I was wondering if I properly crimp using ferule crimp connectors and I solder the copper within the crimped ferule would this not be the same as solid copper wire? When it comes to mechanical lugs or the screw down type used in a circuit breaker what would be the difference in solid copper wire let's say 10 gauge vs 10 Gauge stranded copper wire with a ferrule crimp connector soldered together, is this code compliant?

I am located in Florida.

  • 4
    Why are you even asking this? What make and model is your breaker panel? Commented May 27 at 3:30

3 Answers 3


In theory, that is all true. In reality:

  • Unless you are really good at soldering and prepare everything just right, you will end up with a high-resistance connection. That may be OK, or it may overheat. That is particularly a concern with 10 AWG wire. Why? Because at least with 14 AWG (15A) or 12 AWG (20A) circuits you might really be using just a couple Amps and not have too much to worry about. But nobody uses 10 AWG unless they are really expect to use at least 16A (80% of 20A) continuously. In fact, typical 10 AWG wire on 30A breaker is for a 19A - 24A continuous load such as a water heater. Even just a little extra resistance will create a lot of heat. Not a good idea to try that.
  • Breakers and other devices (e.g., receptacles) are normally designed to handle stranded wire without a problem. So this is a lot of work for no real benefit.
  • If you happen to have a device that can only use solid wire, just get an appropriate UL or ETL listed wire nut. For example, most Ideal brand wire nuts and In-Sure Push-In wire connectors list exactly what size solid and stranded wires they can use. For example, an In-Sure Blue is rated for 30A, #14 - #10 solid and #12 - #10 stranded. The Twister Wire Connectors specifically mention "solid-to-stranded" and 341 Tan should work fine. Many other options, and that is without even looking at other brands of connectors.

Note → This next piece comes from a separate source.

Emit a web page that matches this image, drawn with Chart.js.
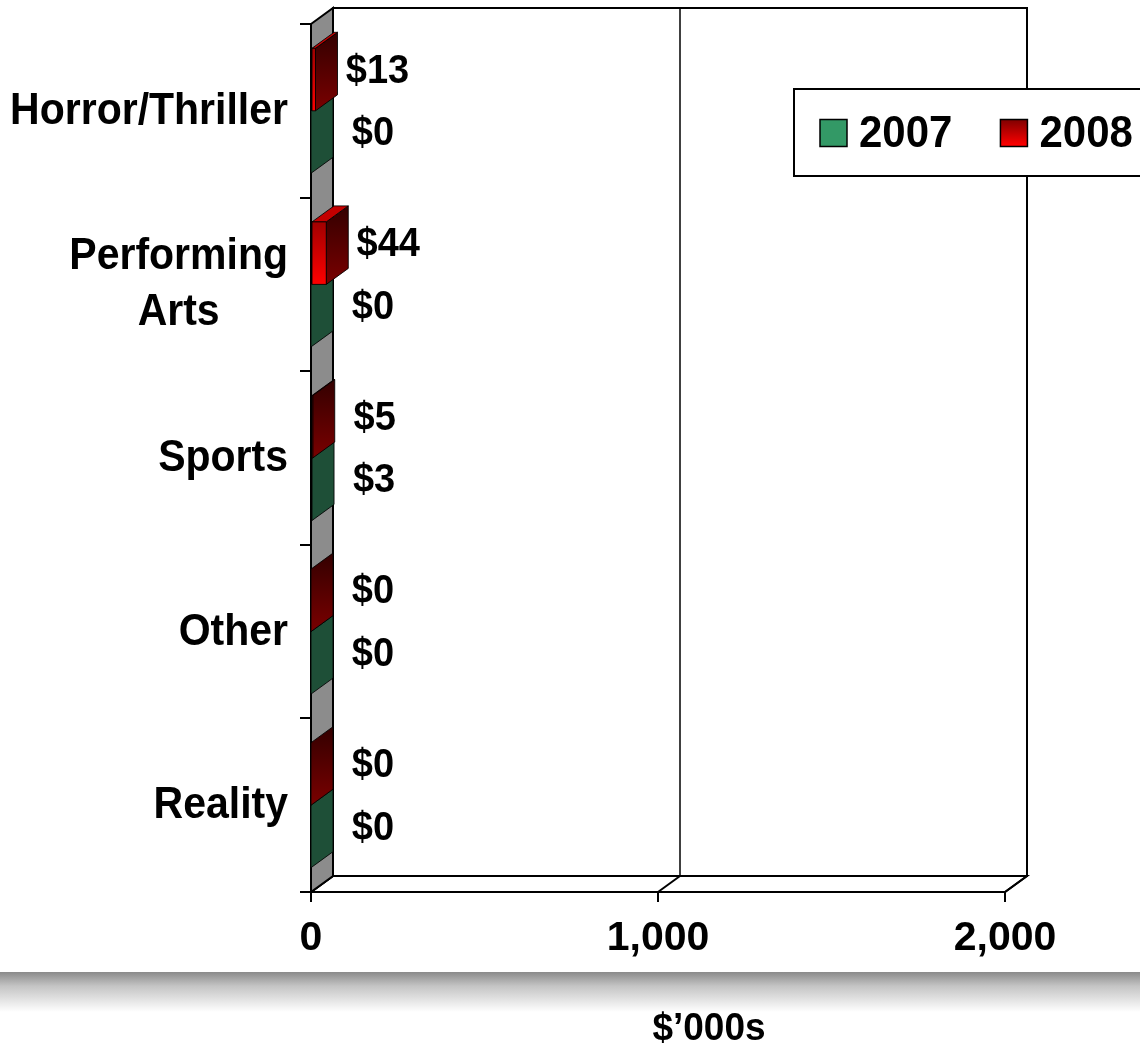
<!DOCTYPE html>
<html lang="en">
<head>
  <meta charset="UTF-8" />
  <title>Revenue by genre - 2007 vs 2008</title>
  <script src="https://cdn.jsdelivr.net/npm/chart.js"></script>
  <style>
    body {
      margin: 0;
      padding: 0;
      background: #fff;
      font-family: 'Liberation Sans', Arial, sans-serif;
    }

    #wrap {
      position: relative;
      width: 1140px;
      height: 1046px;
      overflow: hidden;
    }

    #band {
      position: absolute;
      left: 0;
      right: 0;
      top: 972px;
      height: 40px;
      background: linear-gradient(#8a8a8a, #c4c4c4 35%, #fff);
    }

    #chartBox {
      position: absolute;
      left: 0;
      top: 0;
      width: 1140px;
      height: 1046px;
    }
  </style>
</head>
<body>
  <div id="wrap">
    <div id="band"></div>
    <div id="chartBox">
      <canvas id="genreChart"></canvas>
    </div>
  </div>

  <script>
    const categories = ['Horror/Thriller', ['Performing', 'Arts'], 'Sports', 'Other', 'Reality'];
    const values2007 = [0, 0, 3, 0, 0];
    const values2008 = [13, 44, 5, 0, 0];
    const xTicks = [0, 1000, 2000];
    const axisTitle = '$\u2019000s';

    const FONT = "'Liberation Sans', Arial, sans-serif";
    const DX = 22;   // depth of the 3d box
    const DY = 16;
    const STRETCH = 1.06; // the original text is a bit taller than Arial

    // face colours of each series
    const looks = {
      '2007': { front: ['#339966', '#339966'], side: ['#1e4f37', '#1e4f37'], top: '#2b7d55', key: ['#339966', '#339966'] },
      '2008': { front: ['#a00000', '#ff0000'], side: ['#330000', '#7a0000'], top: '#c40000', key: ['#800000', '#ff0000'] }
    };

    function vgrad(ctx, y0, y1, c) {
      const g = ctx.createLinearGradient(0, y0, 0, y1);
      g.addColorStop(0, c[0]);
      g.addColorStop(1, c[1]);
      return g;
    }

    function poly(ctx, pts, fill) {
      ctx.beginPath();
      ctx.moveTo(pts[0][0], pts[0][1]);
      for (let i = 1; i < pts.length; i++) ctx.lineTo(pts[i][0], pts[i][1]);
      ctx.closePath();
      if (fill) { ctx.fillStyle = fill; ctx.fill(); }
      ctx.stroke();
    }

    function tallText(ctx, t, x, y) {
      ctx.save();
      ctx.translate(x, y);
      ctx.scale(1, STRETCH);
      ctx.fillText(t, 0, 0);
      ctx.restore();
    }

    const box3d = {
      id: 'box3d',
      beforeDatasetsDraw(chart) {
        const { ctx, chartArea: a, scales: { x } } = chart;
        ctx.save();
        ctx.strokeStyle = '#000';
        ctx.lineWidth = 2;

        // back wall
        ctx.fillStyle = '#fff';
        ctx.fillRect(a.left + DX, a.top - DY, a.right - a.left, a.bottom - a.top);
        ctx.strokeRect(a.left + DX, a.top - DY, a.right - a.left, a.bottom - a.top);
        ctx.lineWidth = 1.5;
        xTicks.forEach(v => {
          const px = x.getPixelForValue(v);
          if (v > 0 && v < x.max) {
            ctx.beginPath();
            ctx.moveTo(px + DX, a.top - DY);
            ctx.lineTo(px + DX, a.bottom - DY);
            ctx.stroke();
          }
        });

        // floor
        ctx.lineWidth = 2;
        poly(ctx, [[a.left, a.bottom], [a.right, a.bottom], [a.right + DX, a.bottom - DY], [a.left + DX, a.bottom - DY]], '#fff');
        xTicks.forEach(v => {
          const px = x.getPixelForValue(v);
          ctx.beginPath();
          ctx.moveTo(px, a.bottom);
          ctx.lineTo(px + DX, a.bottom - DY);
          ctx.stroke();
        });

        // side wall
        poly(ctx, [[a.left, a.top], [a.left + DX, a.top - DY], [a.left + DX, a.bottom - DY], [a.left, a.bottom]], '#8c8c8c');
        ctx.restore();
      },

      afterDatasetsDraw(chart) {
        const { ctx } = chart;
        const bars = [];
        chart.data.datasets.forEach((ds, i) => {
          chart.getDatasetMeta(i).data.forEach((el, j) => {
            const p = el.getProps(['x', 'y', 'base', 'height'], true);
            bars.push({ p, look: looks[ds.label], value: ds.data[j] });
          });
        });
        // lower bars first so upper ones cover their top faces
        bars.sort((a, b) => b.p.y - a.p.y);

        ctx.save();
        ctx.strokeStyle = 'rgba(0,0,0,0.85)';
        ctx.lineWidth = 1;
        ctx.lineJoin = 'round';
        bars.forEach(({ p, look }) => {
          const top = p.y - p.height / 2;
          const bot = p.y + p.height / 2;
          const l = Math.min(p.base, p.x);
          const r = Math.max(p.base, p.x);
          poly(ctx, [[r, top], [r + DX, top - DY], [r + DX, bot - DY], [r, bot]], vgrad(ctx, top - DY, bot, look.side));
          if (r - l > 0.5) {
            poly(ctx, [[l, top], [r, top], [r + DX, top - DY], [l + DX, top - DY]], look.top);
            ctx.fillStyle = vgrad(ctx, top, bot, look.front);
            ctx.fillRect(l, top, r - l, bot - top);
            ctx.strokeRect(l, top, r - l, bot - top);
          }
        });

        // value labels
        ctx.fillStyle = '#000';
        ctx.font = 'bold 38px ' + FONT;
        ctx.textAlign = 'center';
        ctx.textBaseline = 'middle';
        bars.forEach(({ p, value }) => {
          const r = Math.max(p.base, p.x);
          tallText(ctx, '$' + value, r + DX + 40, p.y - DY / 2);
        });
        ctx.restore();
      },

      afterDraw(chart) {
        const { ctx, chartArea: a, scales: { y } } = chart;
        ctx.save();
        ctx.fillStyle = '#000';
        ctx.textBaseline = 'middle';
        ctx.textAlign = 'center';

        // category names, multi-line blocks centred and right aligned
        ctx.font = 'bold 41px ' + FONT;
        chart.data.labels.forEach((lab, i) => {
          const lines = Array.isArray(lab) ? lab : [lab];
          const w = Math.max(...lines.map(t => ctx.measureText(t).width));
          const cx = a.left - 23 - w / 2;
          const yc = y.getPixelForValue(i) + 1;
          lines.forEach((t, k) => {
            tallText(ctx, t, cx, yc + (k - (lines.length - 1) / 2) * 56);
          });
        });

        // axis title
        ctx.font = 'bold 37px ' + FONT;
        tallText(ctx, axisTitle, (a.left + a.right) / 2 + 51, 1029);

        // legend
        const lx = 794, ly = 89, lh = 87;
        ctx.strokeStyle = '#000';
        ctx.lineWidth = 2;
        ctx.fillStyle = '#fff';
        ctx.fillRect(lx, ly, 360, lh);
        ctx.strokeRect(lx, ly, 360, lh);
        ctx.font = 'bold 42px ' + FONT;
        ctx.textAlign = 'left';
        let cx = lx + 26;
        const cy = ly + lh / 2;
        chart.data.datasets.slice().reverse().forEach(ds => {
          const look = looks[ds.label];
          ctx.fillStyle = vgrad(ctx, cy - 13, cy + 13, look.key);
          ctx.fillRect(cx, cy - 13, 27, 27);
          ctx.lineWidth = 1.5;
          ctx.strokeRect(cx, cy - 13, 27, 27);
          ctx.fillStyle = '#000';
          tallText(ctx, ds.label, cx + 39, cy + 2);
          cx += 39 + ctx.measureText(ds.label).width + 48;
        });
        ctx.restore();
      }
    };

    new Chart(document.getElementById('genreChart'), {
      type: 'bar',
      data: {
        labels: categories,
        datasets: [
          { label: '2008', data: values2008, backgroundColor: '#c00000', borderWidth: 0 },
          { label: '2007', data: values2007, backgroundColor: '#339966', borderWidth: 0 }
        ]
      },
      options: {
        indexAxis: 'y',
        responsive: true,
        maintainAspectRatio: false,
        animation: false,
        locale: 'en-US',
        layout: { padding: { top: 24, right: 135, left: 0, bottom: 0 } },
        datasets: { bar: { categoryPercentage: 0.72, barPercentage: 1 } },
        plugins: {
          legend: { display: false },
          tooltip: { enabled: false }
        },
        scales: {
          x: {
            type: 'linear',
            min: 0,
            max: 2000,
            afterBuildTicks: s => { s.ticks = xTicks.map(v => ({ value: v })); },
            ticks: {
              color: '#000',
              padding: 12,
              maxRotation: 0,
              font: { family: FONT, size: 41, weight: 'bold' }
            },
            grid: { drawOnChartArea: false, drawTicks: true, tickLength: 10, color: '#000', lineWidth: 2 },
            border: { display: true, color: '#000', width: 2 },
            afterFit: s => { s.height = 1046 - 892; }
          },
          y: {
            type: 'category',
            ticks: { display: false },
            grid: { offset: true, drawOnChartArea: false, drawTicks: true, tickLength: 11, color: '#000', lineWidth: 2 },
            border: { display: true, color: '#000', width: 2 },
            afterFit: s => { s.width = 311; }
          }
        }
      },
      plugins: [box3d]
    });
  </script>
</body>
</html>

So if you have any concerns about stranded, just get a short piece of solid wire, same size, same type (copper presumably - don't mix copper and aluminum unless you absolutely must), same color family (e.g., black or red or blue or orange or yellow for hot, white for neutral) and a good connector and you're all set. Leave the soldering iron for low-voltage projects.

  • 3
    Even in theory, soldering wire ends that go into screw terminals is a really bad idea. Solder is too soft and not "springy" enough to go back to its original shape after it heats up due to the flowing current and cools down again. Instead, the heating cycles and the clamping force will gradually make the solder yield and flow away, eventually increasing contact resistance (= a fire risk). Ferrules are the way to go if the terminals are rated to accept them and not rated for plain stranded wire, but I have never seen terminals rated for soldered stranded wire (at least not here in the EU).
    – TooTea
    Commented May 28 at 8:13

Every terminal in your breaker panel is already UL listed for stranded wire. Just groom the strands and give them a twist so they stay together.

I use almost exclusively stranded, and I don't do anything special.

You must torque all breaker panel terminals to spec. The spec calls out a torque for solid and stranded wire. It doesn't call out any torque for a stranded wire crimped with a ferrule and soldered. The manufacturer and UL would say "Don't do that, we haven't tested for that".


solder the copper within the crimped ferule would this not be the same as solid copper wire?

Most of your questions fall under NEC 110.14(B) "Conductors shall be spliced or joined with splicing devices identified for the use... Soldered splices shall first be spliced or joined so as to be mechanically and electrically secure without solder."

In other words, it's only code compliant if your crimp connector is listed for 10 gauge 120 V electrical splices and for the number of wires being crimped.